__Exercise details__: Extract every line that contains the word "LaTeX".

__Records provided__:
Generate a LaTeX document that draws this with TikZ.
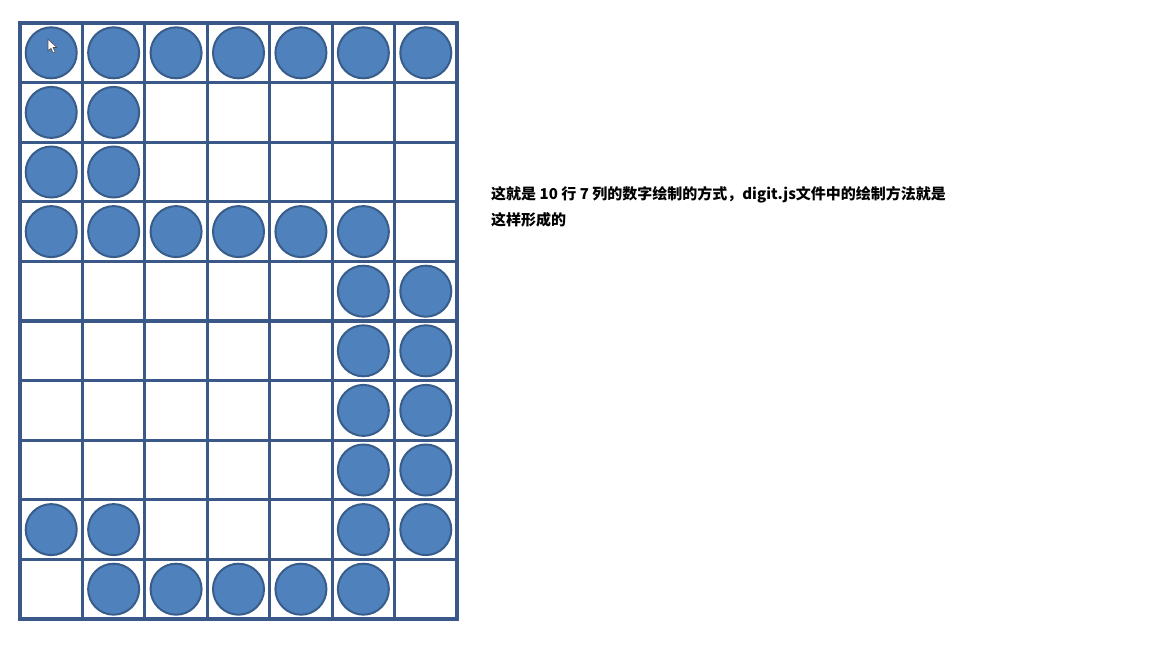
---
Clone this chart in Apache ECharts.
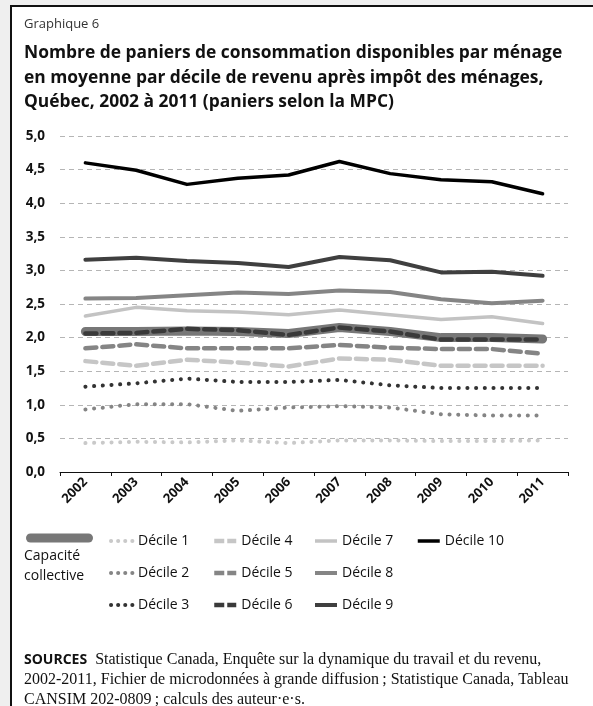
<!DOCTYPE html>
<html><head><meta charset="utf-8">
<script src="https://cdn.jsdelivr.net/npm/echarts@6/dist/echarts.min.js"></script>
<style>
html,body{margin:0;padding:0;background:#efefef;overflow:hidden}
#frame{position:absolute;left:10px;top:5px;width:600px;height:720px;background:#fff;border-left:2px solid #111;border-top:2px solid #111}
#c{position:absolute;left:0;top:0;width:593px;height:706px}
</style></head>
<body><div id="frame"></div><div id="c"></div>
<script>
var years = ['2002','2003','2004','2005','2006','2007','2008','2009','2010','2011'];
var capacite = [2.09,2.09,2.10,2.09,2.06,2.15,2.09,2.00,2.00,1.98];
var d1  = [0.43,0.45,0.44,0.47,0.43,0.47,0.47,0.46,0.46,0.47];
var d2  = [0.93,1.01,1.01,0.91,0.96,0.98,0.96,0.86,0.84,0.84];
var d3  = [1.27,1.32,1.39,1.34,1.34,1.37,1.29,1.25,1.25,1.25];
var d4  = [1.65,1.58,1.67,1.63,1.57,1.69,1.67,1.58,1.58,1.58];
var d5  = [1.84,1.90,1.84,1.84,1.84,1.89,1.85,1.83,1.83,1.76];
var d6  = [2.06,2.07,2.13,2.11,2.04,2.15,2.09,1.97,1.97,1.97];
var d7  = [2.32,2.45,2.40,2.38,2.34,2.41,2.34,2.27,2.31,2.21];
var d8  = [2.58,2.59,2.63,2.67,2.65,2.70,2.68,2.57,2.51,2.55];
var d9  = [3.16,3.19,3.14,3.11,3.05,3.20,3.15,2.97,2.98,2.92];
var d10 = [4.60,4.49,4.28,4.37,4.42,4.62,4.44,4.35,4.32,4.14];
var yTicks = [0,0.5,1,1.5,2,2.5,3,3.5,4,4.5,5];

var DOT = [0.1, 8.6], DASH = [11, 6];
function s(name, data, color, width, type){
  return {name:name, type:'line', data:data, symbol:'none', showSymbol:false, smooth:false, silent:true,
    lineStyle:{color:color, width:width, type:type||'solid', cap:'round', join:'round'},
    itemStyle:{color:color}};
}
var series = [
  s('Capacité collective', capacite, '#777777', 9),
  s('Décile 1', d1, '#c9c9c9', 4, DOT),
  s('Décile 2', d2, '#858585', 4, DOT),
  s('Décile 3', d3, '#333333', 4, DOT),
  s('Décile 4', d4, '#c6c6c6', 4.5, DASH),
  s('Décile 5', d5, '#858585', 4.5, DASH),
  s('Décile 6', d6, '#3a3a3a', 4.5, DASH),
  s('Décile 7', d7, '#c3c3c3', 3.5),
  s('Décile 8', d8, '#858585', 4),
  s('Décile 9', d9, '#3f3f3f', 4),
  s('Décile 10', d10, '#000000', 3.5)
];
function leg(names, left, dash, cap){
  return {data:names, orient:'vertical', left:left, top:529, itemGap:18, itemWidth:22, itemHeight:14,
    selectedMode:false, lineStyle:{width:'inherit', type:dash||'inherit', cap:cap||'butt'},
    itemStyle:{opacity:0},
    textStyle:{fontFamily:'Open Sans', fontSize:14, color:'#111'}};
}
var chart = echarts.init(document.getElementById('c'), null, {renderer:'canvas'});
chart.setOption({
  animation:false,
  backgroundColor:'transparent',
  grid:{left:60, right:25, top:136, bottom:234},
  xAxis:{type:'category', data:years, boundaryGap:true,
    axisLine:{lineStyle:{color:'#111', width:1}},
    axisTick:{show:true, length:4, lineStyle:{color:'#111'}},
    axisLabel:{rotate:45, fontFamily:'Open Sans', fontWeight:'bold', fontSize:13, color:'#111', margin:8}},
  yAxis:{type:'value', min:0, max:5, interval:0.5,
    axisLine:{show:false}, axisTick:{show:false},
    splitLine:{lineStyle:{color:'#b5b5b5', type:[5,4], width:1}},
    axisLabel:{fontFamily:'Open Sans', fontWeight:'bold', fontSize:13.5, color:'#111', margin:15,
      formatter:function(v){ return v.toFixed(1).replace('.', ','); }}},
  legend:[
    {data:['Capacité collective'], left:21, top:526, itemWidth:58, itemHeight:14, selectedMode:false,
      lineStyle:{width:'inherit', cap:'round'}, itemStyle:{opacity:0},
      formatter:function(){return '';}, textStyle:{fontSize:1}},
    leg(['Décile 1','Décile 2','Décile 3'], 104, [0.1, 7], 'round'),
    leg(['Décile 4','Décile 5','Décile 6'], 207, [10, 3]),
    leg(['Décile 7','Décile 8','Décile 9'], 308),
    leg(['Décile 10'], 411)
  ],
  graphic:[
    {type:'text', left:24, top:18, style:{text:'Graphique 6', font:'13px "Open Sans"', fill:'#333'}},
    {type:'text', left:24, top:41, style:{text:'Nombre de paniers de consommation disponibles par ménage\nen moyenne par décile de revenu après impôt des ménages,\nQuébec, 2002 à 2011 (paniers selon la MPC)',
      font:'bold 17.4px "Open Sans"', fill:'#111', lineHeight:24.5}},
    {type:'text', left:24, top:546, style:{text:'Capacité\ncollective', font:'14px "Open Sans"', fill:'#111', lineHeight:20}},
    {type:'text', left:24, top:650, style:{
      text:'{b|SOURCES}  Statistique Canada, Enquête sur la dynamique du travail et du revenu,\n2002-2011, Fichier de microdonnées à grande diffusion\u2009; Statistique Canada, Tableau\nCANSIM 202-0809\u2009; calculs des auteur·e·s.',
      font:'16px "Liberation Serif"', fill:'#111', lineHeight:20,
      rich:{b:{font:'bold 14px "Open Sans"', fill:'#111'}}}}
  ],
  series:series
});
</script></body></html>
* * *
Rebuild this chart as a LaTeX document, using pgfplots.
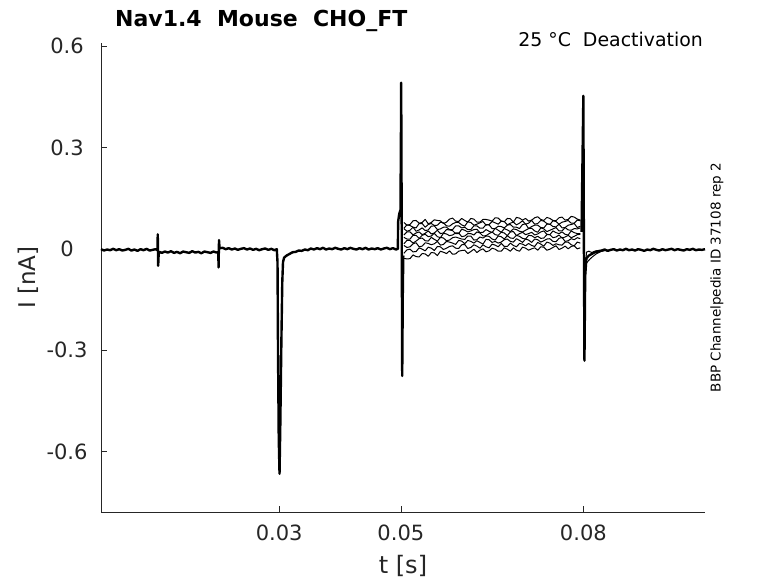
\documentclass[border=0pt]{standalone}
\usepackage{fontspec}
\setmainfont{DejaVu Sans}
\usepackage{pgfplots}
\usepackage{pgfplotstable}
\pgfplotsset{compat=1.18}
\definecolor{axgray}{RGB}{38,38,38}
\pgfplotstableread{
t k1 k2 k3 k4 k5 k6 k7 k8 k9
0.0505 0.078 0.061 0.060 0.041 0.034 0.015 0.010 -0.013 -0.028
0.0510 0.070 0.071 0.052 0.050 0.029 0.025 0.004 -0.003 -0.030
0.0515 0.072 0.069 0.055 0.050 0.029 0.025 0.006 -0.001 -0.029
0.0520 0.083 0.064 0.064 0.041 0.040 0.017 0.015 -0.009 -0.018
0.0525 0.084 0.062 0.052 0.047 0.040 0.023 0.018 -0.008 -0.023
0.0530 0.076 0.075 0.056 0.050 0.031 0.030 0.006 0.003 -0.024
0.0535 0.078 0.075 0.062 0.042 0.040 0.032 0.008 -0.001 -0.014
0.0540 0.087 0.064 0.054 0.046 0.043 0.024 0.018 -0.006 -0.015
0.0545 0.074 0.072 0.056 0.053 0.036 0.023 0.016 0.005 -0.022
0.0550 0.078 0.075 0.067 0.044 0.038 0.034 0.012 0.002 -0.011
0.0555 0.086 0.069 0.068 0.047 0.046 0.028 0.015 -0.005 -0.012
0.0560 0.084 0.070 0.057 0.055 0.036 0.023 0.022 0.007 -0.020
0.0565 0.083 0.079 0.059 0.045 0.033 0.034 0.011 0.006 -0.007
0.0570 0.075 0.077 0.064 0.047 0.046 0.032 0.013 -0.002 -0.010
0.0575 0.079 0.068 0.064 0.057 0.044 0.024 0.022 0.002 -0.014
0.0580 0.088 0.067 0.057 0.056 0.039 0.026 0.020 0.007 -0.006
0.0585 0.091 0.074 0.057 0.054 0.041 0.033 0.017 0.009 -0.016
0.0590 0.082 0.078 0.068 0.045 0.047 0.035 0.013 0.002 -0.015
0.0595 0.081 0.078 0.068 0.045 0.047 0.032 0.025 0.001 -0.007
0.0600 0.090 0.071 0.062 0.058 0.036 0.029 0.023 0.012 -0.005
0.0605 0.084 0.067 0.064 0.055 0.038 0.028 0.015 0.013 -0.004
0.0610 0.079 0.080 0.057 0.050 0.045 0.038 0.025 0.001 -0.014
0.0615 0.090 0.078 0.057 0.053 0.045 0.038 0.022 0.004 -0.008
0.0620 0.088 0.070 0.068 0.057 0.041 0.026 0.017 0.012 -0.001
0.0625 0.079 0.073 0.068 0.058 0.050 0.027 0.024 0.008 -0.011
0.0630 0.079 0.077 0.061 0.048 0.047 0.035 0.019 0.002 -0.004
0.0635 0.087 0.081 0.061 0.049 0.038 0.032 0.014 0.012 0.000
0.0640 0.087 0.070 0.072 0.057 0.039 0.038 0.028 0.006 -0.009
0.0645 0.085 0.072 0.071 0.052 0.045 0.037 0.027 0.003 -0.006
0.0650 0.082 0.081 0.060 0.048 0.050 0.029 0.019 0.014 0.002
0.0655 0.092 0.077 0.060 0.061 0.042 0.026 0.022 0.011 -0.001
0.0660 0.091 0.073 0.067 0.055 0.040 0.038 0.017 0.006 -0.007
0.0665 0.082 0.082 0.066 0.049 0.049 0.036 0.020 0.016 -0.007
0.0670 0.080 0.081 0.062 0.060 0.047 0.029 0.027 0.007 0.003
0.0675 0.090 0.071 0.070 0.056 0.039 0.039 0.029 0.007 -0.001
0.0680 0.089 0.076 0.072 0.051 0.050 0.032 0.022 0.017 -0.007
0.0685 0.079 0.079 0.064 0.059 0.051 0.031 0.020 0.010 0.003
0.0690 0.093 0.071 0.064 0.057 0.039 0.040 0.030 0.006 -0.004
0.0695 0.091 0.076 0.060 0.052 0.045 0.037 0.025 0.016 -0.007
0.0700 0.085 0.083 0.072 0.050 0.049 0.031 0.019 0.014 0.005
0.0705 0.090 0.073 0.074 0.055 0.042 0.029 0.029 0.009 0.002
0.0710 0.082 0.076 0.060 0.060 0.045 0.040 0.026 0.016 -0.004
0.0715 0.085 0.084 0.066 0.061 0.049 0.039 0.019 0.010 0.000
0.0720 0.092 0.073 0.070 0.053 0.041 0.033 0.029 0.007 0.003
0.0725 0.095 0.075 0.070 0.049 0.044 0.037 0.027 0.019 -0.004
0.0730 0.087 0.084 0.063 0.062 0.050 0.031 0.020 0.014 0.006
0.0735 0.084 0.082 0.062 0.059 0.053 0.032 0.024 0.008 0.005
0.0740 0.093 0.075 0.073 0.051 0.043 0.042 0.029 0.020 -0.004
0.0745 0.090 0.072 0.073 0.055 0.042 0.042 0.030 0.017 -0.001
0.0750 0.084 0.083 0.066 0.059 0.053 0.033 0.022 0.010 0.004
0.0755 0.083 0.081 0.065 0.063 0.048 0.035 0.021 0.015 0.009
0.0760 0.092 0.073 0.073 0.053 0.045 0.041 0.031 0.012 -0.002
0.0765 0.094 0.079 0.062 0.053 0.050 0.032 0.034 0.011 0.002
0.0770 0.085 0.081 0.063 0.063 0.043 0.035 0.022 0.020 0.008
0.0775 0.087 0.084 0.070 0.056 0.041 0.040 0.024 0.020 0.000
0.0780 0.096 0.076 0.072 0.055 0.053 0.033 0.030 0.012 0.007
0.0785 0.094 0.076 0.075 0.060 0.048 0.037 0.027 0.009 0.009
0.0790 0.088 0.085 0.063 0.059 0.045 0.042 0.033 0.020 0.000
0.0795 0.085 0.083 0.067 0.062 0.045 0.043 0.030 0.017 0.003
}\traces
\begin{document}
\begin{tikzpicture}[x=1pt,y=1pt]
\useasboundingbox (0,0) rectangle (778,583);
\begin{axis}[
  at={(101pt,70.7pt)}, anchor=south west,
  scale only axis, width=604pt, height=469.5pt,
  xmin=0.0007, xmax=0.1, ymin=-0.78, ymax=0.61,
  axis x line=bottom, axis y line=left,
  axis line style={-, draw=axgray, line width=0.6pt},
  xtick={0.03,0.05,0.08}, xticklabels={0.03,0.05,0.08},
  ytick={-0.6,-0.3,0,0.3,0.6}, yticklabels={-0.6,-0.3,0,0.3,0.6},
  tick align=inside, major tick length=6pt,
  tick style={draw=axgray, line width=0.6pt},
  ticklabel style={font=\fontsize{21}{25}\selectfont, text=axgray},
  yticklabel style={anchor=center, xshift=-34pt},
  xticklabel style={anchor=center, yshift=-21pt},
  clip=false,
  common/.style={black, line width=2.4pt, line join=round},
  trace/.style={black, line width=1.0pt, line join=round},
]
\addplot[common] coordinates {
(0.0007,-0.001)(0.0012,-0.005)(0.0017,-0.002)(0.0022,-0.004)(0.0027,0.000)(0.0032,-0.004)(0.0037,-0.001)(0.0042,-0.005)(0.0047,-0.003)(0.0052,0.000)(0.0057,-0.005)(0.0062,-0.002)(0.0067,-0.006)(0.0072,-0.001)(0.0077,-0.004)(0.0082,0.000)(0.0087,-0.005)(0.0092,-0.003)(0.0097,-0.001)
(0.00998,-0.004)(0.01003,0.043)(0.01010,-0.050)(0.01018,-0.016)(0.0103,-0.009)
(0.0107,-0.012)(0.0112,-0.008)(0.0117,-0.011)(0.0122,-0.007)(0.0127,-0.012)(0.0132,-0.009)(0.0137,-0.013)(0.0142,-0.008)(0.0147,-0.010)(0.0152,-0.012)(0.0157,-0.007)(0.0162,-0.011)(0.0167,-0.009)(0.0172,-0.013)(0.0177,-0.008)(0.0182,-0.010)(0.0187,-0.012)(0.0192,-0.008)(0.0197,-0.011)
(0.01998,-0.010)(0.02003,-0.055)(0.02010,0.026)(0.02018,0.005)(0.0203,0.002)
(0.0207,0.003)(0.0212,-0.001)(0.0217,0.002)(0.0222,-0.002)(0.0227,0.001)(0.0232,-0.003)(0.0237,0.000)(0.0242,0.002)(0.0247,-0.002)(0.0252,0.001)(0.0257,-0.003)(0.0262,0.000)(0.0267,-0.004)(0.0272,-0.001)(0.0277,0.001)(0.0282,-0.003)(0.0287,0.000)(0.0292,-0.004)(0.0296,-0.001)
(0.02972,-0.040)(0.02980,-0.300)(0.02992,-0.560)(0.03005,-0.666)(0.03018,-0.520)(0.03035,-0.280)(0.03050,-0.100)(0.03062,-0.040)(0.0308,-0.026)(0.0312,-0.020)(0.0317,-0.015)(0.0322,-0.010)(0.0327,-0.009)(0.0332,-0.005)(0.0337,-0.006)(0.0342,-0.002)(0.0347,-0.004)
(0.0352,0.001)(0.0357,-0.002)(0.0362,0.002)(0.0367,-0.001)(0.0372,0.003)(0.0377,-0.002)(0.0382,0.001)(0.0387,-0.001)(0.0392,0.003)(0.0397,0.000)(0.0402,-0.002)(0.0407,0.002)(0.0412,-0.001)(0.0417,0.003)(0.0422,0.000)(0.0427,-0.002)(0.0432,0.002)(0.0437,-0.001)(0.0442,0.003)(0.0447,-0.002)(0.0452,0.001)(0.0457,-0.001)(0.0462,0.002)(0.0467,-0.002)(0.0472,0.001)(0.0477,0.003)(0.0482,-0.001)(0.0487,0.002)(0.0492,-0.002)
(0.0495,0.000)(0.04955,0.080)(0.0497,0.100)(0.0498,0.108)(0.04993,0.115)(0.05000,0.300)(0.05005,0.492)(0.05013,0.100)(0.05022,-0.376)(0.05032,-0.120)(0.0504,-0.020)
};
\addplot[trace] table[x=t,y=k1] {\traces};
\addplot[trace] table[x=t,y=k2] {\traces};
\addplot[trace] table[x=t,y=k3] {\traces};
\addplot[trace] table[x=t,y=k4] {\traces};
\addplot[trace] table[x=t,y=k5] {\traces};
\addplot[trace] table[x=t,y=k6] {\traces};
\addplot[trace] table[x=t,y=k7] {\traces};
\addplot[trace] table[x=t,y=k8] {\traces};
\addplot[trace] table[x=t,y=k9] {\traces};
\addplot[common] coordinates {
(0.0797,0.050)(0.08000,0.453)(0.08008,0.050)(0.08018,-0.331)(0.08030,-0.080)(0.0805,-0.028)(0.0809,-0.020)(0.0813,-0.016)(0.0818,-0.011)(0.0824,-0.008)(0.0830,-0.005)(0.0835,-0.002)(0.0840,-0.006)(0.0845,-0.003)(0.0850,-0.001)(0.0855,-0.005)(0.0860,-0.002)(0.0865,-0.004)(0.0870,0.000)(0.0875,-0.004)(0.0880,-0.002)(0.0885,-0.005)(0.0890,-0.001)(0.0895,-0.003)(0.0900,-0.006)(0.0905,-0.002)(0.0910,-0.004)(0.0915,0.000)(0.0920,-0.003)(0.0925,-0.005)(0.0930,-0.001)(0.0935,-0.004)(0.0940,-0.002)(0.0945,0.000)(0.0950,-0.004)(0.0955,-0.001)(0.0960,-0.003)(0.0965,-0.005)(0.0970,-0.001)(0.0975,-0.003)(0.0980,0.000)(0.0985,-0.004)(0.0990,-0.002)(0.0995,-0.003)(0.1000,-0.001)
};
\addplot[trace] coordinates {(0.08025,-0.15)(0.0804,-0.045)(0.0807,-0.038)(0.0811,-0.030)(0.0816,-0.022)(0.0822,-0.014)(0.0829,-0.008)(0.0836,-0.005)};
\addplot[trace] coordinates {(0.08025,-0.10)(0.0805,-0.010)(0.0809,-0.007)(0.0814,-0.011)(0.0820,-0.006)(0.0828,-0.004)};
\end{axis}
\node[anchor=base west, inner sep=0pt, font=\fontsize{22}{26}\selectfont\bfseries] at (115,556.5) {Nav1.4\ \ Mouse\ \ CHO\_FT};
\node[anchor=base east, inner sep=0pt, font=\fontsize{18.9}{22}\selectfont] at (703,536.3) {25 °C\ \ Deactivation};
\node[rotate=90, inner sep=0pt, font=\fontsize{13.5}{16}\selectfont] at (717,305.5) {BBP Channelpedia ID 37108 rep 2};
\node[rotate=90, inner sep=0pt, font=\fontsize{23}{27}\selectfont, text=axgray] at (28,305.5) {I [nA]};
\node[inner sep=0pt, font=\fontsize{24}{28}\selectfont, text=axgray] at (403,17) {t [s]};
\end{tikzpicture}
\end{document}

__Result for this exercise__:
Generate a LaTeX document that draws this with TikZ.
Rebuild this chart as a LaTeX document, using pgfplots.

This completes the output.